Excerpt from a dataset:
"""

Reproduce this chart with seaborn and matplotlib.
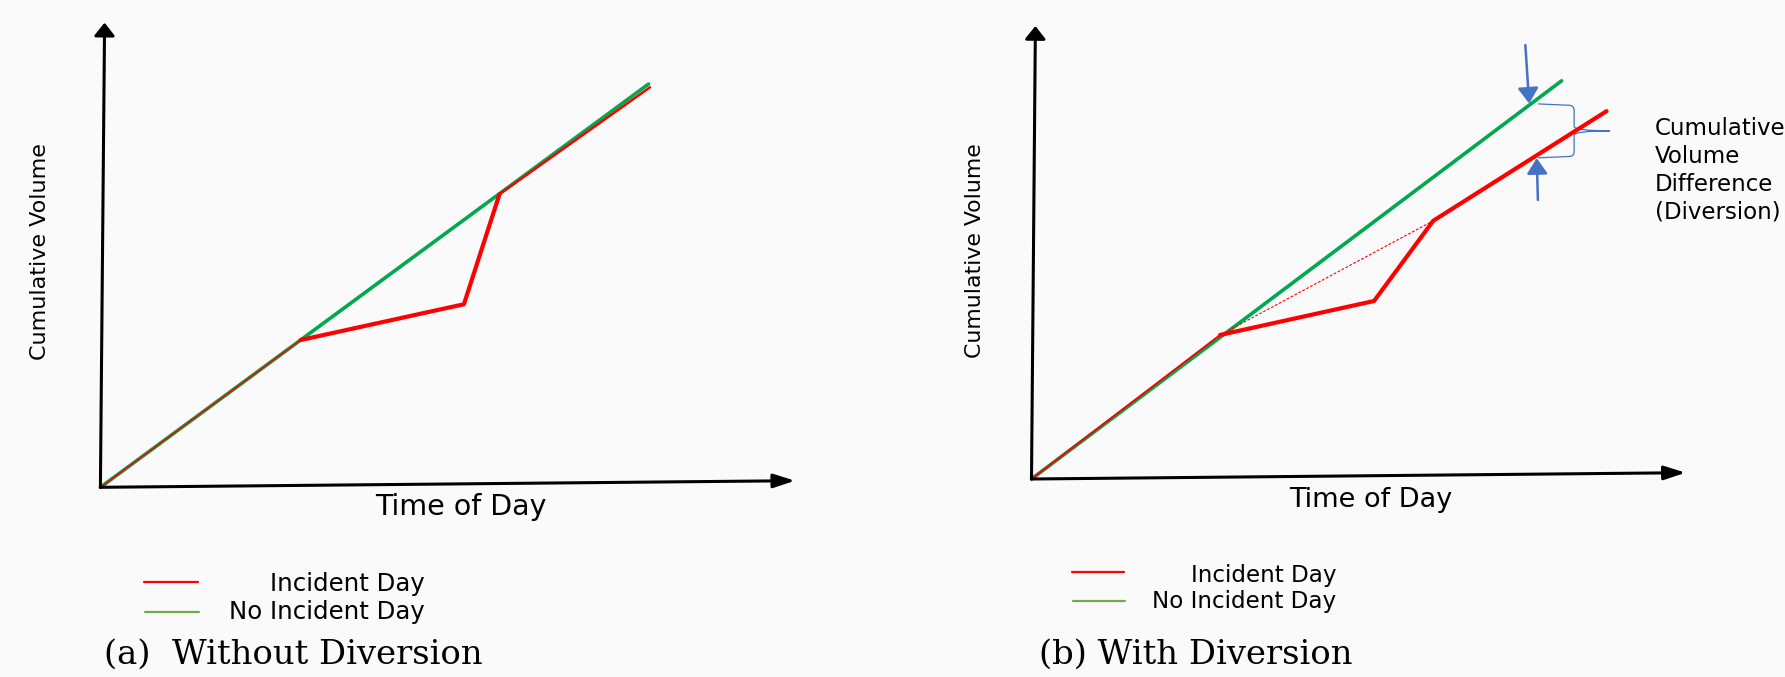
import numpy as np
import pandas as pd
import matplotlib
matplotlib.use("Agg")
import matplotlib.pyplot as plt
import seaborn as sns
from matplotlib.path import Path
from matplotlib.patches import PathPatch
from matplotlib.lines import Line2D

# ---------------- data ----------------
series_labels = ["Incident Day", "No Incident Day"]
captions = ["(a)  Without Diversion", "(b) With Diversion"]
x_label = "Time of Day"
y_label = "Cumulative Volume"
diversion_label = "Cumulative\nVolume\nDifference\n(Diversion)"

# panel (a): without diversion
a_noinc_time = [0.0, 18.94]
a_noinc_vol = [0.0, 86.8]
a_inc_time = [0.0, 6.92, 12.56, 13.79, 18.99]
a_inc_vol = [0.0, 31.7, 39.4, 63.1, 86.1]

# panel (b): with diversion
b_noinc_time = [0.0, 19.45]
b_noinc_vol = [0.0, 87.9]
b_inc_time = [0.0, 6.92, 12.57, 14.74, 21.10]
b_inc_vol = [0.0, 31.8, 39.3, 57.0, 81.2]

# diversion markers (time, volume) on no-incident and incident lines
b_div_time = [18.26, 18.54]
b_div_vol = [82.9, 70.8]

# ---------------- style ----------------
W, H = 1785, 677
GREEN = "#00a84f"
RED = "#ff0000"
LEG_GREEN = "#70ad47"
BLUE = "#4472c4"
BG = "#fafafa"

sns.set_theme(style="white")
plt.rcParams["font.family"] = ["DejaVu Sans"]

fig = plt.figure(figsize=(W / 100, H / 100), dpi=100, facecolor=BG)


def fx(x):
    return x / W


def fy(y):
    return 1 - y / H


def make_ax(origin, tip):
    (ox, oy), (tx, ty) = origin, tip
    ax = fig.add_axes([fx(ox), fy(oy), (tx - ox) / W, (oy - ty) / H])
    ax.set_xlim(0, 24)
    ax.set_ylim(0, 100)
    ax.axis("off")
    ax.patch.set_alpha(0)
    return ax


def draw_axes_arrows(ax, x_tip, y_tip):
    ax.annotate("", xy=x_tip, xytext=(0, 0),
                arrowprops=dict(arrowstyle="-|>,head_length=13,head_width=4.2",
                                mutation_scale=1, lw=2.2, color="black",
                                shrinkA=0, shrinkB=0), annotation_clip=False)
    ax.annotate("", xy=y_tip, xytext=(0, 0),
                arrowprops=dict(arrowstyle="-|>,head_length=7.8,head_width=6.2",
                                mutation_scale=1, lw=2.2, color="black",
                                shrinkA=0, shrinkB=0), annotation_clip=False)


line_kw = dict(sort=False, estimator=None, clip_on=False,
               solid_capstyle="round", solid_joinstyle="round", legend=False)

# ---------------- panel (a) ----------------
axA = make_ax((100.4, 487.3), (795.0, 22.7))
draw_axes_arrows(axA, (24, 1.42), (0.145, 100))
sns.lineplot(x=a_noinc_time, y=a_noinc_vol, ax=axA, color=GREEN, lw=2.6, **line_kw)
sns.lineplot(x=a_inc_time[0:2], y=a_inc_vol[0:2], ax=axA, color=RED, lw=1.1, **line_kw)
sns.lineplot(x=a_inc_time[1:4], y=a_inc_vol[1:4], ax=axA, color=RED, lw=3.0, **line_kw)
sns.lineplot(x=a_inc_time[3:5], y=a_inc_vol[3:5], ax=axA, color=RED, lw=1.8, **line_kw)

# ---------------- panel (b) ----------------
axB = make_ax((1031.5, 479.0), (1685.6, 26.0))
draw_axes_arrows(axB, (24, 1.39), (0.143, 100))
sns.lineplot(x=b_noinc_time, y=b_noinc_vol, ax=axB, color=GREEN, lw=2.6, **line_kw)
sns.lineplot(x=b_inc_time[0:2], y=b_inc_vol[0:2], ax=axB, color=RED, lw=1.4, **line_kw)
sns.lineplot(x=b_inc_time[1:], y=b_inc_vol[1:], ax=axB, color=RED, lw=3.0, **line_kw)
# projected (undiverted) recovery: dotted
axB.plot([b_inc_time[1], b_inc_time[3]], [b_inc_vol[1], b_inc_vol[3]],
         color=RED, lw=0.8, ls=(0, (2.5, 1.5)), clip_on=False)

# diversion arrows
arrow_kw = dict(arrowstyle="-|>,head_length=9.4,head_width=6.3", mutation_scale=1,
                lw=1.8, color=BLUE, shrinkA=0, shrinkB=0)
axB.annotate("", xy=(b_div_time[0], b_div_vol[0]), xytext=(b_div_time[0] - 0.14, b_div_vol[0] + 12.9),
             arrowprops=arrow_kw, annotation_clip=False)
axB.annotate("", xy=(b_div_time[1], b_div_vol[1]), xytext=(b_div_time[1] + 0.04, b_div_vol[1] - 9.2),
             arrowprops=arrow_kw, annotation_clip=False)

# curly brace between the two lines
xl = b_div_time[1] + 0.05
xs = xl + 1.32
xt = xs + 1.31
yt, yb = b_div_vol[0] - 0.1, b_div_vol[1] + 0.1
ym = (yt + yb) / 2
r_x, r_y = 0.18, 1.2
verts = [
    (xl, yt), (xs - r_x, yt - 0.3), (xs, yt - 0.3), (xs, yt - r_y - 0.3),
    (xs, ym + 1.0), (xs, ym), (xt, ym),
    (xs, ym), (xs, ym - 1.0),
    (xs, yb + r_y + 0.3), (xs, yb + 0.3), (xs - r_x, yb + 0.3), (xl, yb),
]
codes = [Path.MOVETO, Path.LINETO, Path.CURVE3, Path.CURVE3,
         Path.LINETO, Path.CURVE3, Path.CURVE3,
         Path.CURVE3, Path.CURVE3,
         Path.LINETO, Path.CURVE3, Path.CURVE3, Path.LINETO]
axB.add_patch(PathPatch(Path(verts, codes), fill=False, edgecolor=BLUE, lw=0.9, clip_on=False))

# ---------------- texts ----------------
fig.text(fx(40), fy(252), y_label, rotation=90, ha="center", va="center", fontsize=16.0, color="black")
fig.text(fx(975), fy(251), y_label, rotation=90, ha="center", va="center", fontsize=15.8, color="black")
fig.text(fx(461), fy(515), x_label, ha="center", va="baseline", fontsize=20.5, color="black")
fig.text(fx(1371), fy(507), x_label, ha="center", va="baseline", fontsize=19.5, color="black")

fig.text(fx(1655), fy(117), diversion_label, ha="left", va="top", fontsize=16.5,
         linespacing=1.27, color="black")

# legends (manual, right-aligned labels as in the original)
for (x0, x1, yr, yg, xr, b1, b2, fs) in [
    (143.5, 198.0, 582.0, 611.7, 425.0, 590.7, 619.0, 17.6),
    (1071.7, 1123.5, 572.3, 601.0, 1336.0, 581.7, 608.3, 16.6),
]:
    fig.add_artist(Line2D([fx(x0), fx(x1)], [fy(yr), fy(yr)], color=RED, lw=1.6))
    fig.add_artist(Line2D([fx(x0 + 1), fx(x1 + 1)], [fy(yg), fy(yg)], color=LEG_GREEN, lw=1.6))
    fig.text(fx(xr), fy(b1), series_labels[0], ha="right", va="baseline", fontsize=fs, color="black")
    fig.text(fx(xr), fy(b2), series_labels[1], ha="right", va="baseline", fontsize=fs, color="black")

fig.text(fx(104), fy(664), captions[0], ha="left", va="baseline", fontsize=24.4,
         family="DejaVu Serif", color="black")
fig.text(fx(1039), fy(664), captions[1], ha="left", va="baseline", fontsize=24.4,
         family="DejaVu Serif", color="black")

fig.savefig("out.png", dpi=100, facecolor=BG)
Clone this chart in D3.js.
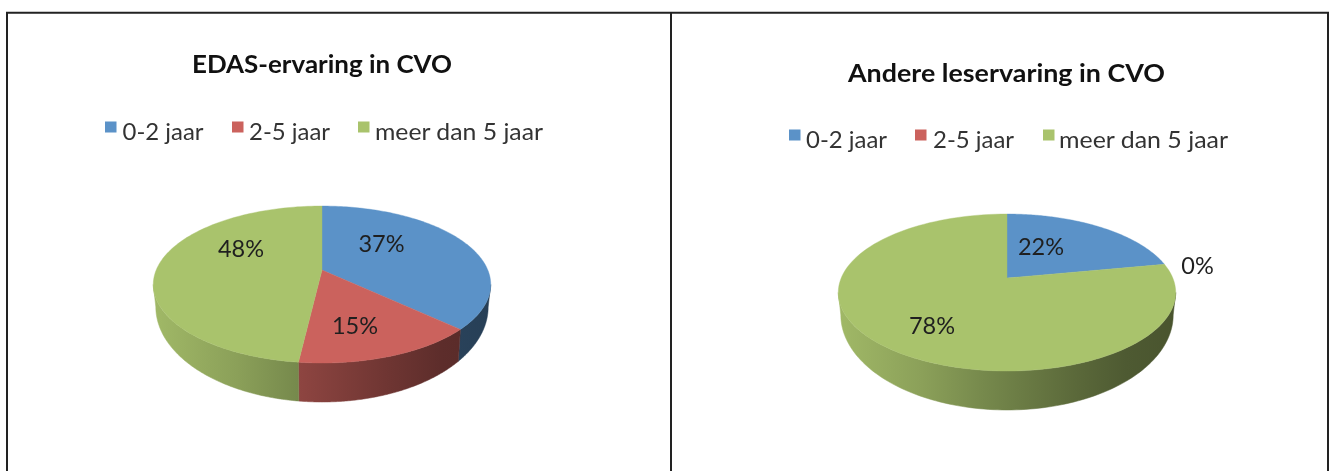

"""

> _Problem details_
Exclude the pictures and transcribe all of the entries exactly.

> _Solution to the problem_
Reproduce this chart with seaborn and matplotlib.
import numpy as np
import pandas as pd
import matplotlib
matplotlib.use("Agg")
import matplotlib.pyplot as plt
import seaborn as sns
from matplotlib.path import Path
from matplotlib.patches import PathPatch
from matplotlib.lines import Line2D

# ---------------- data ----------------
series_labels = ["Incident Day", "No Incident Day"]
captions = ["(a)  Without Diversion", "(b) With Diversion"]
x_label = "Time of Day"
y_label = "Cumulative Volume"
diversion_label = "Cumulative\nVolume\nDifference\n(Diversion)"

# panel (a): without diversion
a_noinc_time = [0.0, 18.94]
a_noinc_vol = [0.0, 86.8]
a_inc_time = [0.0, 6.92, 12.56, 13.79, 18.99]
a_inc_vol = [0.0, 31.7, 39.4, 63.1, 86.1]

# panel (b): with diversion
b_noinc_time = [0.0, 19.45]
b_noinc_vol = [0.0, 87.9]
b_inc_time = [0.0, 6.92, 12.57, 14.74, 21.10]
b_inc_vol = [0.0, 31.8, 39.3, 57.0, 81.2]

# diversion markers (time, volume) on no-incident and incident lines
b_div_time = [18.26, 18.54]
b_div_vol = [82.9, 70.8]

# ---------------- style ----------------
W, H = 1785, 677
GREEN = "#00a84f"
RED = "#ff0000"
LEG_GREEN = "#70ad47"
BLUE = "#4472c4"
BG = "#fafafa"

sns.set_theme(style="white")
plt.rcParams["font.family"] = ["DejaVu Sans"]

fig = plt.figure(figsize=(W / 100, H / 100), dpi=100, facecolor=BG)


def fx(x):
    return x / W


def fy(y):
    return 1 - y / H


def make_ax(origin, tip):
    (ox, oy), (tx, ty) = origin, tip
    ax = fig.add_axes([fx(ox), fy(oy), (tx - ox) / W, (oy - ty) / H])
    ax.set_xlim(0, 24)
    ax.set_ylim(0, 100)
    ax.axis("off")
    ax.patch.set_alpha(0)
    return ax


def draw_axes_arrows(ax, x_tip, y_tip):
    ax.annotate("", xy=x_tip, xytext=(0, 0),
                arrowprops=dict(arrowstyle="-|>,head_length=13,head_width=4.2",
                                mutation_scale=1, lw=2.2, color="black",
                                shrinkA=0, shrinkB=0), annotation_clip=False)
    ax.annotate("", xy=y_tip, xytext=(0, 0),
                arrowprops=dict(arrowstyle="-|>,head_length=7.8,head_width=6.2",
                                mutation_scale=1, lw=2.2, color="black",
                                shrinkA=0, shrinkB=0), annotation_clip=False)


line_kw = dict(sort=False, estimator=None, clip_on=False,
               solid_capstyle="round", solid_joinstyle="round", legend=False)

# ---------------- panel (a) ----------------
axA = make_ax((100.4, 487.3), (795.0, 22.7))
draw_axes_arrows(axA, (24, 1.42), (0.145, 100))
sns.lineplot(x=a_noinc_time, y=a_noinc_vol, ax=axA, color=GREEN, lw=2.6, **line_kw)
sns.lineplot(x=a_inc_time[0:2], y=a_inc_vol[0:2], ax=axA, color=RED, lw=1.1, **line_kw)
sns.lineplot(x=a_inc_time[1:4], y=a_inc_vol[1:4], ax=axA, color=RED, lw=3.0, **line_kw)
sns.lineplot(x=a_inc_time[3:5], y=a_inc_vol[3:5], ax=axA, color=RED, lw=1.8, **line_kw)

# ---------------- panel (b) ----------------
axB = make_ax((1031.5, 479.0), (1685.6, 26.0))
draw_axes_arrows(axB, (24, 1.39), (0.143, 100))
sns.lineplot(x=b_noinc_time, y=b_noinc_vol, ax=axB, color=GREEN, lw=2.6, **line_kw)
sns.lineplot(x=b_inc_time[0:2], y=b_inc_vol[0:2], ax=axB, color=RED, lw=1.4, **line_kw)
sns.lineplot(x=b_inc_time[1:], y=b_inc_vol[1:], ax=axB, color=RED, lw=3.0, **line_kw)
# projected (undiverted) recovery: dotted
axB.plot([b_inc_time[1], b_inc_time[3]], [b_inc_vol[1], b_inc_vol[3]],
         color=RED, lw=0.8, ls=(0, (2.5, 1.5)), clip_on=False)

# diversion arrows
arrow_kw = dict(arrowstyle="-|>,head_length=9.4,head_width=6.3", mutation_scale=1,
                lw=1.8, color=BLUE, shrinkA=0, shrinkB=0)
axB.annotate("", xy=(b_div_time[0], b_div_vol[0]), xytext=(b_div_time[0] - 0.14, b_div_vol[0] + 12.9),
             arrowprops=arrow_kw, annotation_clip=False)
axB.annotate("", xy=(b_div_time[1], b_div_vol[1]), xytext=(b_div_time[1] + 0.04, b_div_vol[1] - 9.2),
             arrowprops=arrow_kw, annotation_clip=False)

# curly brace between the two lines
xl = b_div_time[1] + 0.05
xs = xl + 1.32
xt = xs + 1.31
yt, yb = b_div_vol[0] - 0.1, b_div_vol[1] + 0.1
ym = (yt + yb) / 2
r_x, r_y = 0.18, 1.2
verts = [
    (xl, yt), (xs - r_x, yt - 0.3), (xs, yt - 0.3), (xs, yt - r_y - 0.3),
    (xs, ym + 1.0), (xs, ym), (xt, ym),
    (xs, ym), (xs, ym - 1.0),
    (xs, yb + r_y + 0.3), (xs, yb + 0.3), (xs - r_x, yb + 0.3), (xl, yb),
]
codes = [Path.MOVETO, Path.LINETO, Path.CURVE3, Path.CURVE3,
         Path.LINETO, Path.CURVE3, Path.CURVE3,
         Path.CURVE3, Path.CURVE3,
         Path.LINETO, Path.CURVE3, Path.CURVE3, Path.LINETO]
axB.add_patch(PathPatch(Path(verts, codes), fill=False, edgecolor=BLUE, lw=0.9, clip_on=False))

# ---------------- texts ----------------
fig.text(fx(40), fy(252), y_label, rotation=90, ha="center", va="center", fontsize=16.0, color="black")
fig.text(fx(975), fy(251), y_label, rotation=90, ha="center", va="center", fontsize=15.8, color="black")
fig.text(fx(461), fy(515), x_label, ha="center", va="baseline", fontsize=20.5, color="black")
fig.text(fx(1371), fy(507), x_label, ha="center", va="baseline", fontsize=19.5, color="black")

fig.text(fx(1655), fy(117), diversion_label, ha="left", va="top", fontsize=16.5,
         linespacing=1.27, color="black")

# legends (manual, right-aligned labels as in the original)
for (x0, x1, yr, yg, xr, b1, b2, fs) in [
    (143.5, 198.0, 582.0, 611.7, 425.0, 590.7, 619.0, 17.6),
    (1071.7, 1123.5, 572.3, 601.0, 1336.0, 581.7, 608.3, 16.6),
]:
    fig.add_artist(Line2D([fx(x0), fx(x1)], [fy(yr), fy(yr)], color=RED, lw=1.6))
    fig.add_artist(Line2D([fx(x0 + 1), fx(x1 + 1)], [fy(yg), fy(yg)], color=LEG_GREEN, lw=1.6))
    fig.text(fx(xr), fy(b1), series_labels[0], ha="right", va="baseline", fontsize=fs, color="black")
    fig.text(fx(xr), fy(b2), series_labels[1], ha="right", va="baseline", fontsize=fs, color="black")

fig.text(fx(104), fy(664), captions[0], ha="left", va="baseline", fontsize=24.4,
         family="DejaVu Serif", color="black")
fig.text(fx(1039), fy(664), captions[1], ha="left", va="baseline", fontsize=24.4,
         family="DejaVu Serif", color="black")

fig.savefig("out.png", dpi=100, facecolor=BG)
Clone this chart in D3.js.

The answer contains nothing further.